La tecnica è stata quella della peggiore fantasia (Worst Fantasy), che si applica anche a panico, depressione e blocchi di performance.
La tecnica della peggiore fantasia
Il soggetto dapprima deve esercitarsi, per mezz’ora al giorno, in casa sua, a farsi venire degli attacchi di panico pensando alle sue peggiori fantasie. Allo scadere, dovrà abbandonare tutto quanto, e dedicarsi alla usuale attività giornaliera.
Dopo che il soggetto con sua sorpresa ha constatato che gli è praticamente impossibile farsi venire le crisi, e anzi subentra rilassamento e sonno, gli si prescrive di farsi venire le crisi per 5 minuti al giorno 4-5 volte al giorno, ovunque si trovi.
Questo, sia in base alla constatazione che è impossibile provocare volontariamente le crisi, sia in base alla promessa del paziente di fare tutto quello che il terapeuta gli avrebbe ordinato.
La terapia è proseguita aumentando le esposizioni a rischio del soggetto, incrementando la sua fiducia nella tecnica del cancellare la paura provocandola deliberatamente, sino a condurlo a mettere in pratica tale prescrizione anche quando il temuto disturbo poteva insorgere.
Il soggetto riferì che all’insorgere spontaneo della paura o di qualche segnale del suo intestino, bastava esasperare immediatamente la paura deliberatamente, perché questa svanisse insieme alle sensazioni somatiche.
#2. Sterilizzare tutto per evitare contagi
Un giovane impiegato di banca, preso dall’ossessione di contrarre l’AIDS (cosa peraltro improbabile dato il suo stile di vita), è divenuto un igienista compulsivo, che utilizza guanti bianchi per stringere la mano alle persone e “sterilizza” anche la fidanzata ogni volta che lei va a trovarlo.
Si tratta di una tentata soluzione di controllo di una fissazione fobica mediante l’esecuzione di rituali di tipo protettivo-propiziatorio.
La tecnica di trattamento di questo e di disturbi simili si basa sulla seguente prescrizione: “ogni volta che di qui alla prossima seduta lei esegue un rituale, se lo esegue una volta lo esegua cinque volte”
Normalmente scema la compulsione ad eseguire il rituale, di pari passo con la paura della situazione da cui si vuole proteggere.
“Come vedevo le cose prima, mi sembrava logico avere paura e dovermi proteggere con i lavaggi e le altre cose che facevo, come le vedo adesso mi sembra logico non avere paura e quindi stupido fare certe cose. Non so cosa sia successo, ma ora le cose vanno bene”.

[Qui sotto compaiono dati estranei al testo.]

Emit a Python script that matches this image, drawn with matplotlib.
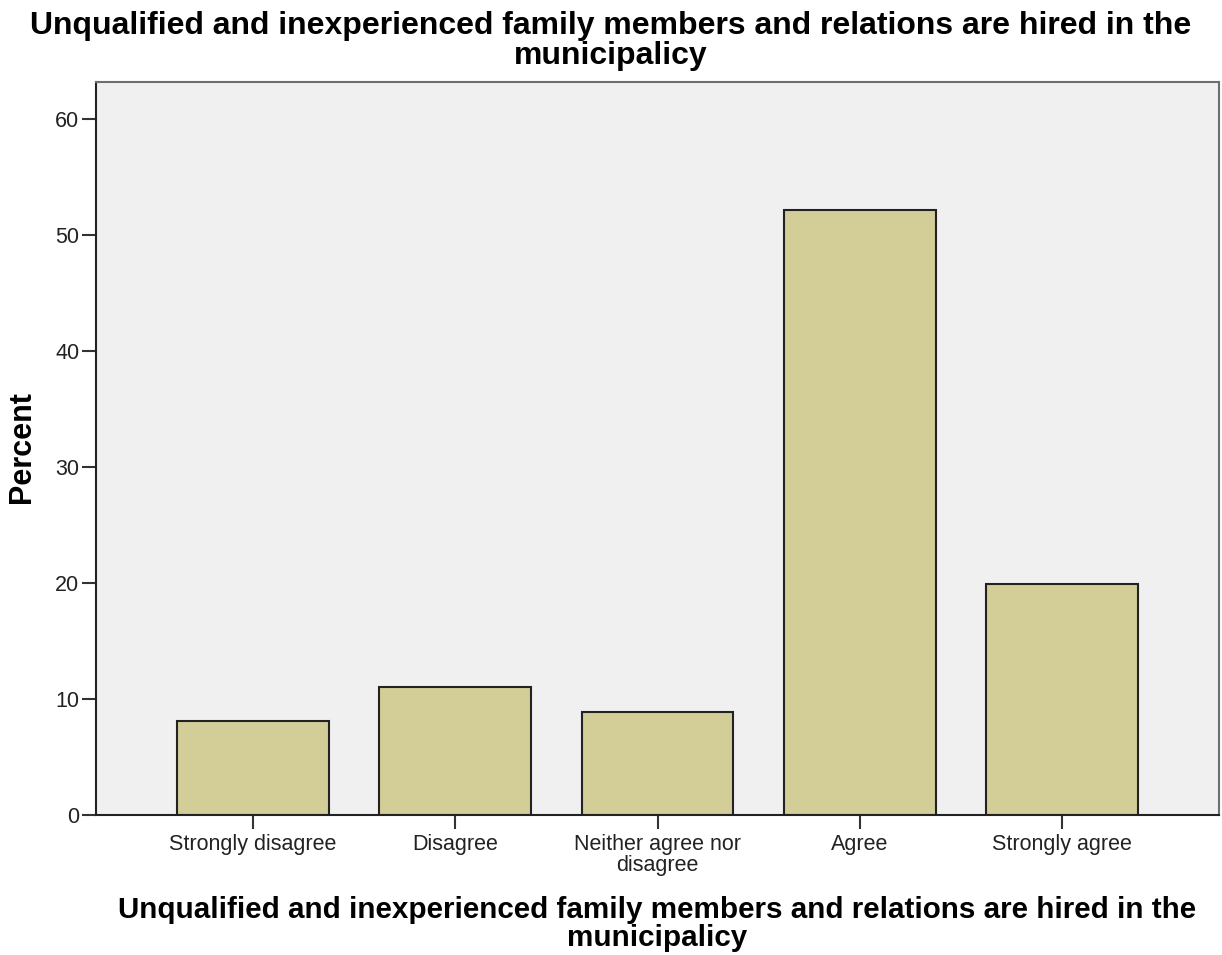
import matplotlib; matplotlib.use("Agg")
import matplotlib.pyplot as plt

plt.rcParams.update({"font.family": ["Liberation Sans", "DejaVu Sans"]})

categories = ["Strongly disagree", "Disagree", "Neither agree nor\ndisagree", "Agree", "Strongly agree"]
percent = [8.1, 11.0, 8.9, 52.2, 19.9]
yticks = [0, 10, 20, 30, 40, 50, 60]
title = "Unqualified and inexperienced family members and relations are hired in the\nmunicipalicy"

BG = "#f0f0f0"; BAR = "#d3ce97"; EDGE = "#222222"; FRAME = "#6e6e6e"
W, H = 1222, 955

fig = plt.figure(figsize=(W/100, H/100), dpi=100)
ax = fig.add_axes([96/W, 1-815/H, (1219-96)/W, (815-82)/H])
ax.set_facecolor(BG)

x = range(len(categories))
ax.bar(x, percent, width=0.75, color=BAR, edgecolor=EDGE, linewidth=1.5, zorder=2)

ax.set_xlim(-0.777, len(categories) - 1 + 0.777)
ax.set_ylim(0, 63.2)
ax.set_yticks(yticks)
ax.set_xticks(list(x))
ax.set_xticklabels(categories, fontsize=15.5, linespacing=0.95, color="#222")
ax.tick_params(axis="y", labelsize=15.5, labelcolor="#222", length=10, width=1.5, color="#333", pad=2)
ax.tick_params(axis="x", length=10, width=1.5, color="#333", pad=4)

for s in ["left", "bottom"]:
    ax.spines[s].set_color("#222"); ax.spines[s].set_linewidth(1.5)
for s in ["top", "right"]:
    ax.spines[s].set_color(FRAME); ax.spines[s].set_linewidth(1.5)

fig.text(22/W, 1-447/H, "Percent", rotation=90, fontsize=22, fontweight="bold",
         ha="center", va="center")
fig.text(657/W, 1-896/H, title, fontsize=21.3, fontweight="bold", ha="center", va="top",
         linespacing=1.0)
fig.text(0.5, 1-11/H, title, fontsize=23, fontweight="bold", ha="center", va="top",
         linespacing=0.98)

fig.savefig("out.png", dpi=100)
plt.close(fig)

Ci si impossessa del sintomo irrefrenabilmente compulsivo facendolo diventare qualcosa di volontario che pertanto può essere rifiutato: “se te lo concedi puoi rinunciarci, se non te lo concedi sarà irrinunciabile”

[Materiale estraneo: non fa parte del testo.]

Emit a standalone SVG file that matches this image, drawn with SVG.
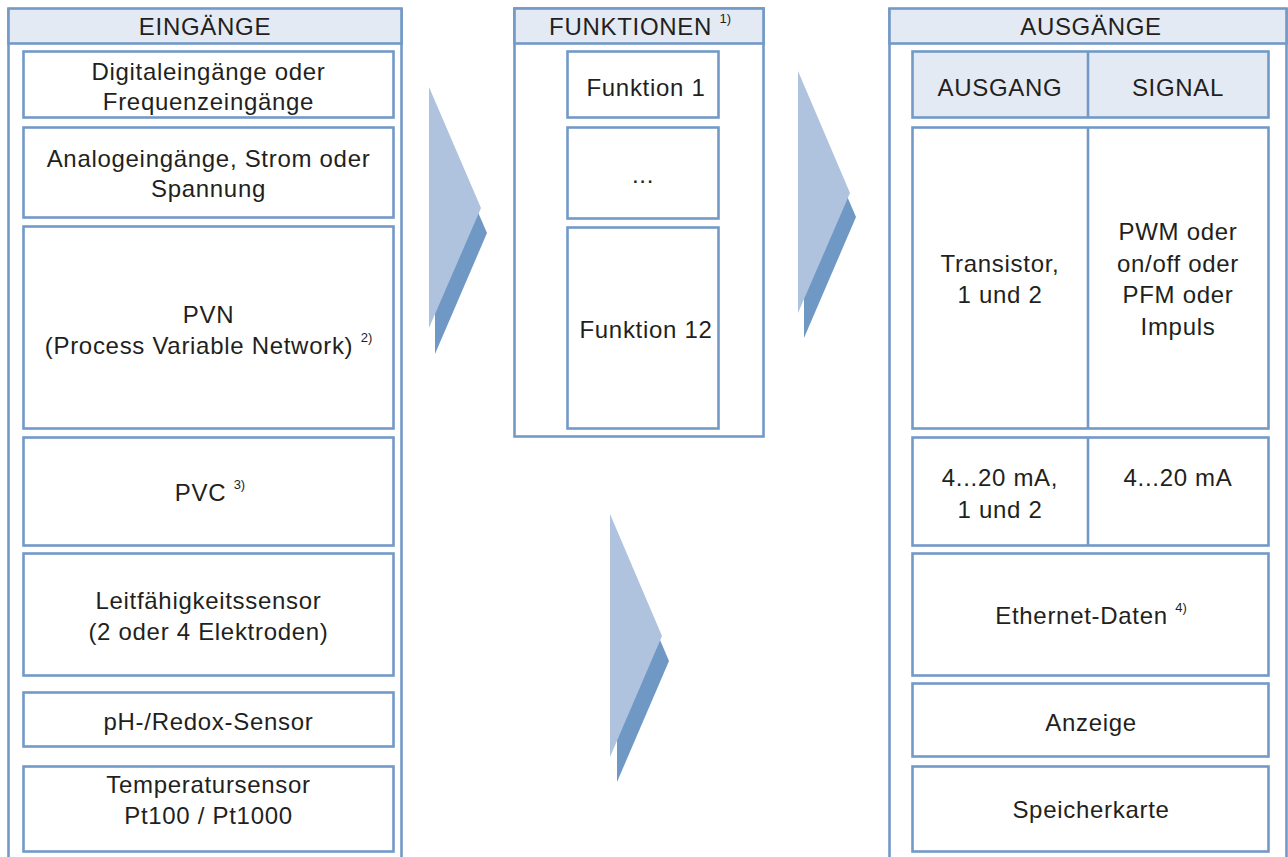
<svg xmlns="http://www.w3.org/2000/svg" width="1288" height="857" viewBox="0 0 1288 857">
<style>
.b{fill:#fff;stroke:#7399C7;stroke-width:2.6}
.h{fill:#E4EAF4;stroke:#7399C7;stroke-width:2.6}
.l{stroke:#7399C7;stroke-width:2.6;fill:none}
text{font-family:"Liberation Sans",Arial,sans-serif;font-size:24px;fill:#231F20;text-anchor:middle;letter-spacing:0.7px}
.s{font-size:13px;letter-spacing:0}
.al{fill:#AFC3DF}
.ad{fill:#7098C5}
</style>
<rect width="1288" height="857" fill="#fff"/>
<g id="connectors">
<polygon class="ad" points="435,113 487,233 435,354"/>
<polygon class="al" points="429,87 481,208 429,328"/>
<polygon class="ad" points="804,96 856,217 804,338"/>
<polygon class="al" points="798,71 850,193 798,313"/>
<polygon class="ad" points="617,539 669,661 617,782"/>
<polygon class="al" points="610,514 662,636 610,757"/>
</g>
<g id="eingaenge">
<line class="l" x1="8.5" y1="8" x2="8.5" y2="857"/>
<line class="l" x1="401.5" y1="8" x2="401.5" y2="857"/>
<rect class="h" x="8.5" y="8.5" width="393" height="35"/>
<text x="205" y="35">EINGÄNGE</text>
</g>
<g id="in1"><rect class="b" x="23.5" y="51.5" width="370" height="66"/>
<text x="208.5" y="80">Digitaleingänge oder</text><text x="208.5" y="110">Frequenzeingänge</text></g>
<g id="in2"><rect class="b" x="23.5" y="127.5" width="370" height="90"/>
<text x="208.5" y="167">Analogeingänge, Strom oder</text><text x="208.5" y="197">Spannung</text></g>
<g id="in3"><rect class="b" x="23.5" y="226.5" width="370" height="202"/>
<text x="208.5" y="323">PVN</text><text x="208.5" y="354">(Process Variable Network) <tspan class="s" dy="-12">2)</tspan></text></g>
<g id="in4"><rect class="b" x="23.5" y="437.5" width="370" height="108"/>
<text x="210" y="501">PVC <tspan class="s" dy="-12">3)</tspan></text></g>
<g id="in5"><rect class="b" x="23.5" y="553.5" width="370" height="122"/>
<text x="208.5" y="609">Leitfähigkeitssensor</text><text x="208.5" y="640">(2 oder 4 Elektroden)</text></g>
<g id="in6"><rect class="b" x="23.5" y="692.5" width="370" height="54"/>
<text x="208.5" y="730">pH-/Redox-Sensor</text></g>
<g id="in7"><rect class="b" x="23.5" y="766.5" width="370" height="85"/>
<text x="208.5" y="793">Temperatursensor</text><text x="208.5" y="824">Pt100 / Pt1000</text></g>

<g id="funktionen">
<rect class="b" x="514.5" y="8.5" width="249" height="428"/>
<rect class="h" x="514.5" y="8.5" width="249" height="35"/>
<text x="640" y="35">FUNKTIONEN <tspan class="s" dy="-12">1)</tspan></text>
</g>
<g id="f1"><rect class="b" x="567.5" y="51.5" width="151" height="66"/>
<text x="646" y="96">Funktion 1</text></g>
<g id="f2"><rect class="b" x="567.5" y="127.5" width="151" height="91"/>
<text x="643" y="183">...</text></g>
<g id="f12"><rect class="b" x="567.5" y="227.5" width="151" height="201"/>
<text x="646" y="338">Funktion 12</text></g>

<g id="ausgaenge">
<line class="l" x1="889.5" y1="8" x2="889.5" y2="857"/>
<line class="l" x1="1286.5" y1="8" x2="1286.5" y2="857"/>
<rect class="h" x="889.5" y="8.5" width="397" height="35"/>
<text x="1091" y="35">AUSGÄNGE</text>
</g>
<g id="out-head"><rect class="h" x="912.5" y="51.5" width="356" height="66"/>
<line class="l" x1="1088" y1="51.5" x2="1088" y2="117.5"/>
<text x="1000" y="96">AUSGANG</text><text x="1178" y="96">SIGNAL</text></g>
<g id="out-transistor"><rect class="b" x="912.5" y="127.5" width="356" height="301"/>
<line class="l" x1="1088" y1="127.5" x2="1088" y2="428.5"/>
<text x="1000" y="272">Transistor,</text><text x="1000" y="303">1 und 2</text>
<text x="1178" y="240">PWM oder</text><text x="1178" y="272">on/off oder</text><text x="1178" y="303">PFM oder</text><text x="1178" y="335">Impuls</text></g>
<g id="out-current"><rect class="b" x="912.5" y="437.5" width="356" height="108"/>
<line class="l" x1="1088" y1="437.5" x2="1088" y2="545.5"/>
<text x="1000" y="486">4...20 mA,</text><text x="1000" y="518">1 und 2</text>
<text x="1178" y="486">4...20 mA</text></g>
<g id="out-ethernet"><rect class="b" x="912.5" y="553.5" width="356" height="122"/>
<text x="1091" y="624">Ethernet-Daten <tspan class="s" dy="-12">4)</tspan></text></g>
<g id="out-anzeige"><rect class="b" x="912.5" y="683.5" width="356" height="73"/>
<text x="1091" y="731">Anzeige</text></g>
<g id="out-speicher"><rect class="b" x="912.5" y="766.5" width="356" height="85"/>
<text x="1091" y="818">Speicherkarte</text></g>
</svg>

Questa prescrizione è formulata e ingiunta con un linguaggio fortemente suggestivo, come un comando post-ipnotico, all’interno del quale prima si prescrive una “ordalia”, poi si dà il permesso di non eseguirla. Ma non eseguendo tale prescrizione punitiva, il paziente non mette in atto nemmeno i precedenti rituali, poiché essa altro non è che una esasperazione paradossale e ritualizzata di quelle espressioni sintomatiche.
#3. La ripetizione di formule mentali
Una giovane donna razionale si sentiva costretta a ripetere mentalmente formule composte da nomi e numeri più volte nella giornata, prima e durante l’esecuzione di alcune azioni.

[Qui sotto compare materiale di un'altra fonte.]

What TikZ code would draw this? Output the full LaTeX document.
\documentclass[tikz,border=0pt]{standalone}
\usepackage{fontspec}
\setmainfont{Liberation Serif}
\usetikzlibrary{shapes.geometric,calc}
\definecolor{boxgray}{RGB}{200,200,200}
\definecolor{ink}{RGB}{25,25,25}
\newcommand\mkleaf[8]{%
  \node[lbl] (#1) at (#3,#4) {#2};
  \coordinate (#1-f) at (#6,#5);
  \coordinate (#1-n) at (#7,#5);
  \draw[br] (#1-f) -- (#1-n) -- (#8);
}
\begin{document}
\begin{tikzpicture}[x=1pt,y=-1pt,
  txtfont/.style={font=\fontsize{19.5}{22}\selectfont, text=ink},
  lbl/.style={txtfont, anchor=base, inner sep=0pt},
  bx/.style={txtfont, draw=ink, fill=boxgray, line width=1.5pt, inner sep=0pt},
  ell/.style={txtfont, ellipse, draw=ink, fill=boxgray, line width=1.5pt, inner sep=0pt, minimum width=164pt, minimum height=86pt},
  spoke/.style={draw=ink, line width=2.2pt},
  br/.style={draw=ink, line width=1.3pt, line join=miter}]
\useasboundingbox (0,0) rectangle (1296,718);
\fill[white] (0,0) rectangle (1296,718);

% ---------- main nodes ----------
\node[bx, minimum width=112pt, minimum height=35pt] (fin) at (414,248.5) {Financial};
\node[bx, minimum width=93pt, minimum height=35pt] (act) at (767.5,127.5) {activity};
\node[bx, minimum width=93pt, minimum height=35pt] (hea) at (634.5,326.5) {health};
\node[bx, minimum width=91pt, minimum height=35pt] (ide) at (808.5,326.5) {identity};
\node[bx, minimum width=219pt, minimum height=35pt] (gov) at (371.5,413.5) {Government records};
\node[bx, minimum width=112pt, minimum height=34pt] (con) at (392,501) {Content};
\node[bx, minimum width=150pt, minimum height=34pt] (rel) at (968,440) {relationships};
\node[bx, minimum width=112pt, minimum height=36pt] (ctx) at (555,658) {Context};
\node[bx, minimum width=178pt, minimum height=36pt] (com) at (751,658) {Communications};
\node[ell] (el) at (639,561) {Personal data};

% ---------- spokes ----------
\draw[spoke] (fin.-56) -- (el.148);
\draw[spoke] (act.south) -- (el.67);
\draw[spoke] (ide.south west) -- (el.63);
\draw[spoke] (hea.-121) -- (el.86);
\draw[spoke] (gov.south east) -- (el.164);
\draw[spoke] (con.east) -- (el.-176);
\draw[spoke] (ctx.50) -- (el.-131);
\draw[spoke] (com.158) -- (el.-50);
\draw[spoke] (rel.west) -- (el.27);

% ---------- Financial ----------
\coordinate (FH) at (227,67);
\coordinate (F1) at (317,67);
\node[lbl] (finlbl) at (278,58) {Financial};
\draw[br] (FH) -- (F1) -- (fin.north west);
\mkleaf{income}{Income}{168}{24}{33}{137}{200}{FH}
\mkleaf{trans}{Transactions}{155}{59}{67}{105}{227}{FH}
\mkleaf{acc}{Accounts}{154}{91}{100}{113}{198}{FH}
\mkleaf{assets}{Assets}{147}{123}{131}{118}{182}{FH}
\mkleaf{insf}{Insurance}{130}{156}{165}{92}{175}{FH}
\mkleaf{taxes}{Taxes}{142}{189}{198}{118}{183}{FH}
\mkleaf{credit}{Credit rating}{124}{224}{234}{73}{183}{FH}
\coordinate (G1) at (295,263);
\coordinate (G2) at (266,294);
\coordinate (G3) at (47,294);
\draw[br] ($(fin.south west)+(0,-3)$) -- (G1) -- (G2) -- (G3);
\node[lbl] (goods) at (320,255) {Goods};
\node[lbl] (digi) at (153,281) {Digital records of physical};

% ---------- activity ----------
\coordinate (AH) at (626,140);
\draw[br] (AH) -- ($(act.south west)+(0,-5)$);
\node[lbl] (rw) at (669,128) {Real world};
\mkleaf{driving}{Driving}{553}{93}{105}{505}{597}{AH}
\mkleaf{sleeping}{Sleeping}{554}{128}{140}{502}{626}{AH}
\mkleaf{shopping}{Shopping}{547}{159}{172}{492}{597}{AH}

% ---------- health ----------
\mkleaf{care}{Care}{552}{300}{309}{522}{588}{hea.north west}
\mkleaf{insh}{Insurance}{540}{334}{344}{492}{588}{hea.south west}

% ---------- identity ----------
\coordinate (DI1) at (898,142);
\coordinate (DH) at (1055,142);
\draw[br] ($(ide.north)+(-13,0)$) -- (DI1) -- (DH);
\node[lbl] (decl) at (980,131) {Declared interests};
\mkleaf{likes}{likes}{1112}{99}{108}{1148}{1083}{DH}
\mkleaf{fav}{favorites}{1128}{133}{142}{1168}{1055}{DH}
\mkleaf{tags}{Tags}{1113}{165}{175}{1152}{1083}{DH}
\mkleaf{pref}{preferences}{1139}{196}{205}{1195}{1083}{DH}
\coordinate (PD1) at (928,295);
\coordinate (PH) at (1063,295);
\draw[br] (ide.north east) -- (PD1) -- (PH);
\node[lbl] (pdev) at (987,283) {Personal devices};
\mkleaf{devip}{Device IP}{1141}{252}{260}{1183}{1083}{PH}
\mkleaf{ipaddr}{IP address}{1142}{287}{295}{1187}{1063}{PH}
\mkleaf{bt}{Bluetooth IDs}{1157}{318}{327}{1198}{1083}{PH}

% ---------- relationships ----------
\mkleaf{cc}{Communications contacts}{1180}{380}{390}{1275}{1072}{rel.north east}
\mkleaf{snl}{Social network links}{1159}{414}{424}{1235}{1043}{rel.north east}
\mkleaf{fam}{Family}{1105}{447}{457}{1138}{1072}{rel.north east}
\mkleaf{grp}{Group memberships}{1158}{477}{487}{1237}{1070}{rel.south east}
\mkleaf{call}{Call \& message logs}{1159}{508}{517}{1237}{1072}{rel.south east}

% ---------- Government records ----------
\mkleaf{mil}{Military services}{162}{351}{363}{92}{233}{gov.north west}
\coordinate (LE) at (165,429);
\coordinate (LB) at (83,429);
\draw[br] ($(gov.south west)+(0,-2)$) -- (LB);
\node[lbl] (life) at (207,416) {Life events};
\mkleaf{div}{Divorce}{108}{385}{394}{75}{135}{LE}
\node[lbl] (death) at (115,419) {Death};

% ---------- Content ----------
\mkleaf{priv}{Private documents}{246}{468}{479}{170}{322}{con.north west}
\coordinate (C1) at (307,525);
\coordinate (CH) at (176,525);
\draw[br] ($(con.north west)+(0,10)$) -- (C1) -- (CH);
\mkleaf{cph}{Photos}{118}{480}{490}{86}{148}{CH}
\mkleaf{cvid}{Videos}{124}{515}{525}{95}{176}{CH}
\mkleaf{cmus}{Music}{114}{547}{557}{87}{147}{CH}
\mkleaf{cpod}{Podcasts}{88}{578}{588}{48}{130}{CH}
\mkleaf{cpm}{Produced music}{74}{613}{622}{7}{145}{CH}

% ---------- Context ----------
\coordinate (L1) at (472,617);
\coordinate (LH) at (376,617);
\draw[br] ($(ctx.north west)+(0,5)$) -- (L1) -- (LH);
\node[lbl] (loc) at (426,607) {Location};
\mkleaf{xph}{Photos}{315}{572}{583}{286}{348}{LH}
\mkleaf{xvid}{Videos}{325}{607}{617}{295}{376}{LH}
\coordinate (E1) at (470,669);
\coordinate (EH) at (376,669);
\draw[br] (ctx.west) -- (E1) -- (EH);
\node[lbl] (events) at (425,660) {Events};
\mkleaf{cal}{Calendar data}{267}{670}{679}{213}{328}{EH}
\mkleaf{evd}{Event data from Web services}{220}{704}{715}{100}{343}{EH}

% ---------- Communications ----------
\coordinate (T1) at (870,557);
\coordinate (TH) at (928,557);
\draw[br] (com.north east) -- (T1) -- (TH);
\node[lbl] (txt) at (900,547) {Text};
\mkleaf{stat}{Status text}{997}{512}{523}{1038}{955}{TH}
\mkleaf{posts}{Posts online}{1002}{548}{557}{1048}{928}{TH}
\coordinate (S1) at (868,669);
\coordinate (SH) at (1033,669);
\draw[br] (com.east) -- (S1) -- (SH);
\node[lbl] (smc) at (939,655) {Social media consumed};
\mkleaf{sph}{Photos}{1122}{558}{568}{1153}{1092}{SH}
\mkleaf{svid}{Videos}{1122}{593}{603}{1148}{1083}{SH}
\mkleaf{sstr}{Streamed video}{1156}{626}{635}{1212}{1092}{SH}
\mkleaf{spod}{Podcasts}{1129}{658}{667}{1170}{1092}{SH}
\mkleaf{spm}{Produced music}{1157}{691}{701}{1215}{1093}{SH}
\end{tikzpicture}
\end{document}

In questi casi si utilizza una prescrizione paradossale che ritualizzi il rituale, come nel caso precedente, ma in maniera meno complessa da un punto di vista logico-formale: ci si impossessa del sintomo compulsivo trasformandolo. Questo di solito conduce alla sua autodistruzione.
Alla donna fu prescritto di complicare il rituale recitando le formule al contrario.
La paziente ne risultò così affaticata che dopo qualche giorno i rituali si erano ridotti e dopo una settimana aveva avuto solo due episodi, immediatamente inibiti dal compito assegnatole.